### Data provided
____

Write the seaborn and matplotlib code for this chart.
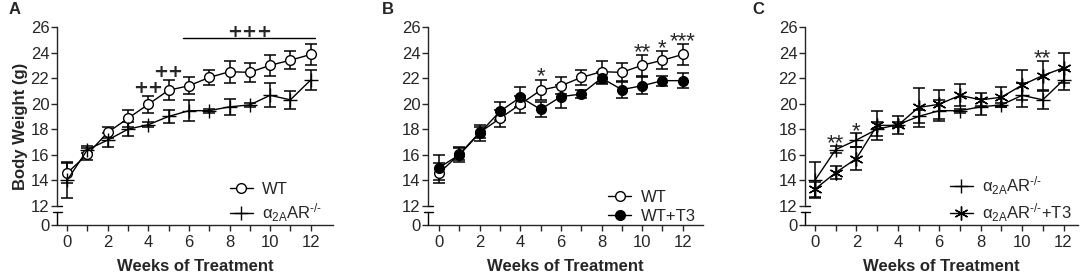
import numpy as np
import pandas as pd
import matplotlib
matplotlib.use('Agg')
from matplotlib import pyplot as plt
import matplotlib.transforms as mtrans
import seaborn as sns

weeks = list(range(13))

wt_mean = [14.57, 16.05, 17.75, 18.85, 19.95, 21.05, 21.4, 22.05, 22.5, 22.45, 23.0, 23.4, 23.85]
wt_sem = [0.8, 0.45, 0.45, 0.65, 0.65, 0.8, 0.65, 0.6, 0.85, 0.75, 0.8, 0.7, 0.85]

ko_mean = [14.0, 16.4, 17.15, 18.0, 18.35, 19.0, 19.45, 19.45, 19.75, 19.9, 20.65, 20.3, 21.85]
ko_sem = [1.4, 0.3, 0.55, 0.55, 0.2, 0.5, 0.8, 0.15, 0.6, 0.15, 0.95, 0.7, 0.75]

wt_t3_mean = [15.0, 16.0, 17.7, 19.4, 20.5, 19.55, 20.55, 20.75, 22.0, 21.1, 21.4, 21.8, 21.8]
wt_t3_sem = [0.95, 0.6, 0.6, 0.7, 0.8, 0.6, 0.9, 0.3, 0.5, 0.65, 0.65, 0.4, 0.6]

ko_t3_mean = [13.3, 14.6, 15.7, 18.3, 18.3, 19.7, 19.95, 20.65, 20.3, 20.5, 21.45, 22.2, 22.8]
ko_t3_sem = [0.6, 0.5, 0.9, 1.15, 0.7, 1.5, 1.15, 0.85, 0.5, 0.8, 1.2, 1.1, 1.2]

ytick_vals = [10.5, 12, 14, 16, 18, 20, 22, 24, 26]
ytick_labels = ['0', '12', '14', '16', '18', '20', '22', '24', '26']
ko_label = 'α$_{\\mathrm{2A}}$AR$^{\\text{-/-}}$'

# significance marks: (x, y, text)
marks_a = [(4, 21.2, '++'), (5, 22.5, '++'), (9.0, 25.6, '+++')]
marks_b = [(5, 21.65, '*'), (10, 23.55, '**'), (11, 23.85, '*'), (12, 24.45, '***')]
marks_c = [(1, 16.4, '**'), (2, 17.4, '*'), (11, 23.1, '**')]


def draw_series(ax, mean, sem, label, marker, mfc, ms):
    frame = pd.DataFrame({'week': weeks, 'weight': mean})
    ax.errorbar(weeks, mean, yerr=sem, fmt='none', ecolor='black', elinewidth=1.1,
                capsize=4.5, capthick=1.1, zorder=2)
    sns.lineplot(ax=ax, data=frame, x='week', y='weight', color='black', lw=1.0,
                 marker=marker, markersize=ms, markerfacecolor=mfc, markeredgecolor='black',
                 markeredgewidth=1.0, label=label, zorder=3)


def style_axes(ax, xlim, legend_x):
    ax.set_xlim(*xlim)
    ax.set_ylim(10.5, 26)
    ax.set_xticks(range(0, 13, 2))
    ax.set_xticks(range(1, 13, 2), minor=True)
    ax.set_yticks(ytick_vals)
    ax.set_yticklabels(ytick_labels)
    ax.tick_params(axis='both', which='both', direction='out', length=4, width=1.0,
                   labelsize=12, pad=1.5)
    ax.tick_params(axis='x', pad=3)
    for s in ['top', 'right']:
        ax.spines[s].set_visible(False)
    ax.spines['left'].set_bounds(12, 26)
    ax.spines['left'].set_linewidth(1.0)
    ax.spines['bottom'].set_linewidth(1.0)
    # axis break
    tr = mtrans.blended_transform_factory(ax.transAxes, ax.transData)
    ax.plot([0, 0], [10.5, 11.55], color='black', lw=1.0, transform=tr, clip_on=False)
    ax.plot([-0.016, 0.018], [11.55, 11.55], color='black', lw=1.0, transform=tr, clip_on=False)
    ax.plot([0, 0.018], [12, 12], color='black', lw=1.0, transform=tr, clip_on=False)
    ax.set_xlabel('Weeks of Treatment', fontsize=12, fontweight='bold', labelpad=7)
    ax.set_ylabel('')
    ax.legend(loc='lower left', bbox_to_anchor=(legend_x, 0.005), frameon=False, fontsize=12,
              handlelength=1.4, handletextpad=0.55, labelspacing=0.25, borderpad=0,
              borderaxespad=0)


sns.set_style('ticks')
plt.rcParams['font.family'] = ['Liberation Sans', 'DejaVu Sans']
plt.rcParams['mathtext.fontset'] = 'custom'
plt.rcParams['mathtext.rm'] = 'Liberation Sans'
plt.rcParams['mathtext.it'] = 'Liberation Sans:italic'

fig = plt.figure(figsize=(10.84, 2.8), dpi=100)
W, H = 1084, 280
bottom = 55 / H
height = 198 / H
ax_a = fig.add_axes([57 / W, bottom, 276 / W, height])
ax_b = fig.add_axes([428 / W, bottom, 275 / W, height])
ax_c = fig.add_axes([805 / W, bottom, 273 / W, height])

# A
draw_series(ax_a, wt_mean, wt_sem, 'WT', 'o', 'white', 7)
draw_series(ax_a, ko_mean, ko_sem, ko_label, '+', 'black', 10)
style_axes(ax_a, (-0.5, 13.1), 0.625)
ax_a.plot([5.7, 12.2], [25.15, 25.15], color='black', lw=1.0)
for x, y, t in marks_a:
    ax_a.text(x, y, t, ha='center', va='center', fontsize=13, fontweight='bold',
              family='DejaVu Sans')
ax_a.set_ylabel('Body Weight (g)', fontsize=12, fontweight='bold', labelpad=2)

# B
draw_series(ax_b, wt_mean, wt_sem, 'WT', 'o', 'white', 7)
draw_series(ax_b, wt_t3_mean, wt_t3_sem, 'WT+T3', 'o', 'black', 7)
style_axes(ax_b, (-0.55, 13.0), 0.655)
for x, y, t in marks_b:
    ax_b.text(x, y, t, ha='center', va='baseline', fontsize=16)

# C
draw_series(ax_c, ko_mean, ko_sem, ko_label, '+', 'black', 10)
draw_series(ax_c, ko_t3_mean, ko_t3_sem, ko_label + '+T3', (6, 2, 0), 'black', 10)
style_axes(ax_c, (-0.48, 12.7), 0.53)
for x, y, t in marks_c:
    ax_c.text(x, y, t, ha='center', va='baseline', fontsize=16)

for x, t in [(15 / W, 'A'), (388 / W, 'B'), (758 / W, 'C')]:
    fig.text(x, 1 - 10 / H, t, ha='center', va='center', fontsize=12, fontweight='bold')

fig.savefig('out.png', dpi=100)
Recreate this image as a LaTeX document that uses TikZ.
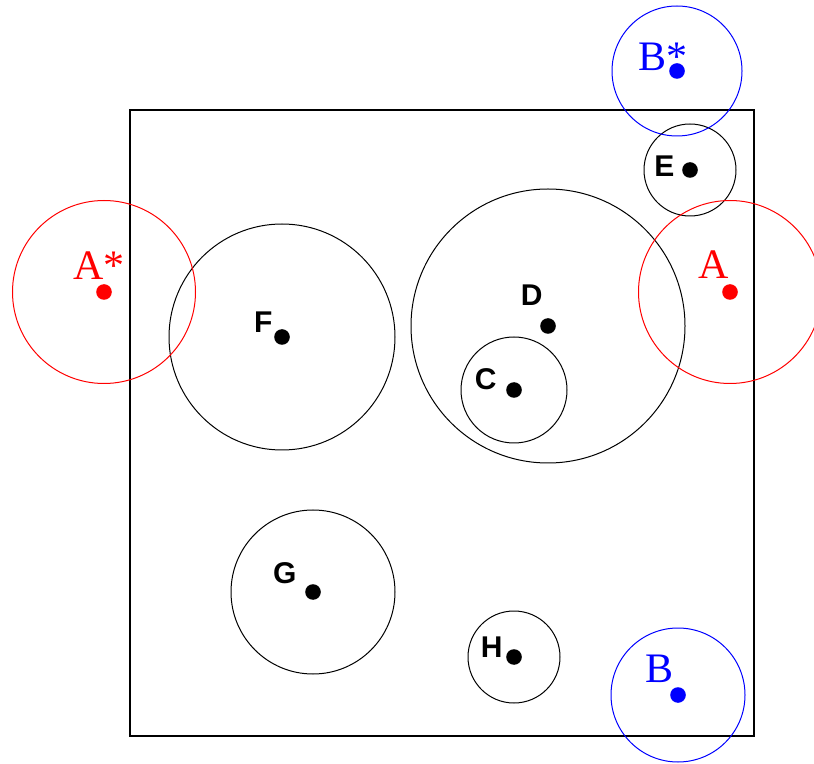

____

Copy nothing but the lines from the top of the data down to the line containing "0.8, 0.7, 0.85]", and leave the pictures out.

Write the seaborn and matplotlib code for this chart.
import numpy as np
import pandas as pd
import matplotlib
matplotlib.use('Agg')
from matplotlib import pyplot as plt
import matplotlib.transforms as mtrans
import seaborn as sns

weeks = list(range(13))

wt_mean = [14.57, 16.05, 17.75, 18.85, 19.95, 21.05, 21.4, 22.05, 22.5, 22.45, 23.0, 23.4, 23.85]
wt_sem = [0.8, 0.45, 0.45, 0.65, 0.65, 0.8, 0.65, 0.6, 0.85, 0.75, 0.8, 0.7, 0.85]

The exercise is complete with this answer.